Officials from more than 100 New Jersey municipalities say the state overestimated the amount of developable land in their towns by more than 14,000 acres combined — the equivalent of more than 2,800 standard New York City blocks.
The challenges threaten to set back a new push to build 84,000 low priced homes in the state over the next decade.
The state used those land estimates to help calculate how many low-priced homes each of New Jersey’s 564 municipalities is required to build under a state law passed last year. But town planners who spoke with Gothamist said the Department of Community Affairs, which was responsible for the assessments, included flood zones, municipal facilities, land already under development and preserved open space in the acreage it identified for possible affordable housing development. They questioned the accuracy of the data that the state used in its estimates and said lawmakers should have done more to specify how land capacity would be determined when they wrote the legislation.
The disagreement could lead to a significant reduction in the total number of homes built for low- and middle-income New Jerseyans. A Gothamist analysis shows that more than 120 towns are seeking to cut their requirements by a total of 11,256 affordable units, a possible 13% reduction of the state’s goal. The overall amount of land in dispute is larger than Mount Laurel, the town in South Jersey that found itself at the center of a state Supreme Court case 50 years ago that sparked the state’s affordable housing mandate known as the Mount Laurel Doctrine.

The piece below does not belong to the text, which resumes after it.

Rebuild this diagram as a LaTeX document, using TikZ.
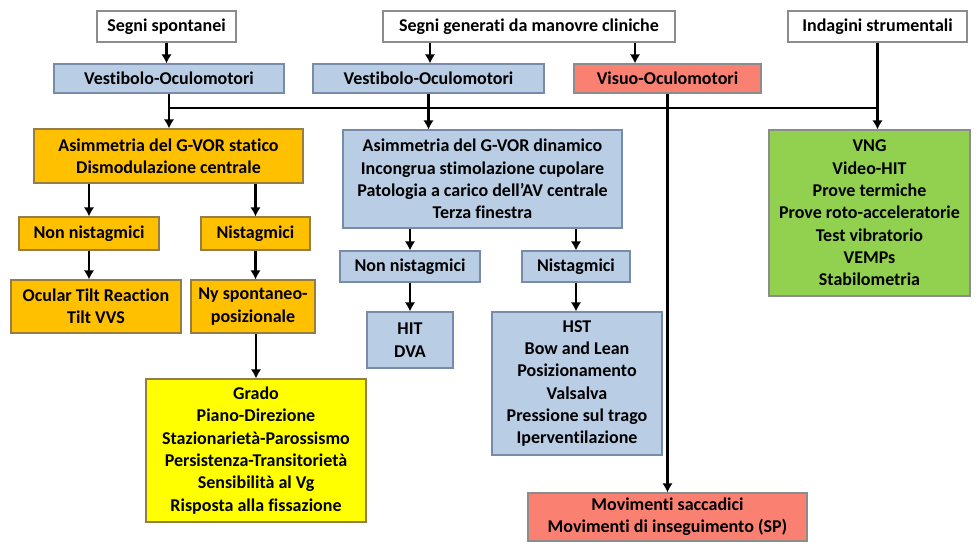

In Ocean County’s Brick Township, the state included a parcel of land used for public works and other municipal facilities as places it could build housing, according to the township’s planner, Tara Paxton.
“Our public works facility has our composting yard and actually, it’s also our police shooting range. They included that as developable,” she said.
The Department of Community Affairs declined to answer questions on the specific land capacity issues being raised by town planners. In January, spokesperson Lisa Ryan told Gothamist the agency used aerial imagery combined with data from the state’s Department of Environmental Protection to remove open waters, wetlands, steep slopes and open spaces from its total calculations. She said it also used construction permit data provided by municipalities to identify building sites, but that it did not have data on land currently in the development process.
Paxton said that part of the problem was that, in some cases, the land and tax data the state used was “two years old.”
”There’s a mismatch with the best available information from their standpoint, and then ours,” she said. “We have more updated information.”
Planners Joe Burgis and David Novak said they filed 41 land capacity objections on behalf of towns in January. They questioned whether officials with the Department of Community Affairs had enough time to complete their evaluations for all 564 municipalities.
”Quite frankly, it’s almost a miracle that [the Department of Community Affairs officials] were able to get that analysis done in time. We were all placing bets on whether or not they’re going to match that deadline or not,” Novak said.
Novak blamed the state Legislature for not more rigorously evaluating the methodology used for determining land capacity when crafting the law.
“ It’s a real shame that the state did not begin working on this earlier, and think it through better,” he said.
Last week, the state Senate minority leader, Republican Sen. Anthony Bucco, told Gothamist that the land capacity dispute shows that the Garden State’s plans to develop tens of thousands of affordable homes is a “cocktail for disaster.” Democratic Assemblymember Yvonne Lopez, the housing committee chair and lead sponsor of the state’s 2024 affordable housing law, said she’s not worried it will affect the law’s implementation.
Beth McManus, another planner who works with towns around the state on affordable housing plans, said her biggest concern are the flood zones included in the calculations. In the past, she said the state has “typically excluded” those areas.
”Affordable housing sites are not intended to be located in flood hazard areas,’ she said. “I am a bit disappointed to see those lands … counted as developable.”
Paul Ricci, another New Jersey planner who works with towns, shared that disappointment.
“If I’m the town [officials] and we’re going to build affordable housing, if I encourage it to place it in the area that floods and the like, am I doing my job serving the public interest?” he said.
Adam Gordon, director of the affordable housing advocacy nonprofit Fair Share Housing Center, looked positively on the situation. Most of the more than 400 towns that have agreed to participate in the state’s affordable housing process signed off on the number of units the state assigned each municipality in the fall. He added that more towns are participating than at any point in the 50 years since court rulings established the Mount Laurel doctrine.
“We’re certainly taking a close look at all the towns that are claiming these adjustments, which again are not most towns,” he said.
The point of uncertainty that’s now vexing town planners, Novak said, is what will happen to the thousands of affordable homes that town officials are asking the state to cut from their requirements.
He and McManus said those units could be distributed to neighboring towns in the same regions in order to maintain the state’s goal of building 84,000 affordable homes. But Novak said he’s unaware of a mechanism in the legislation to do that.
”Will [the affordable units] just simply be lost? I think that’s a huge question,” McManus said.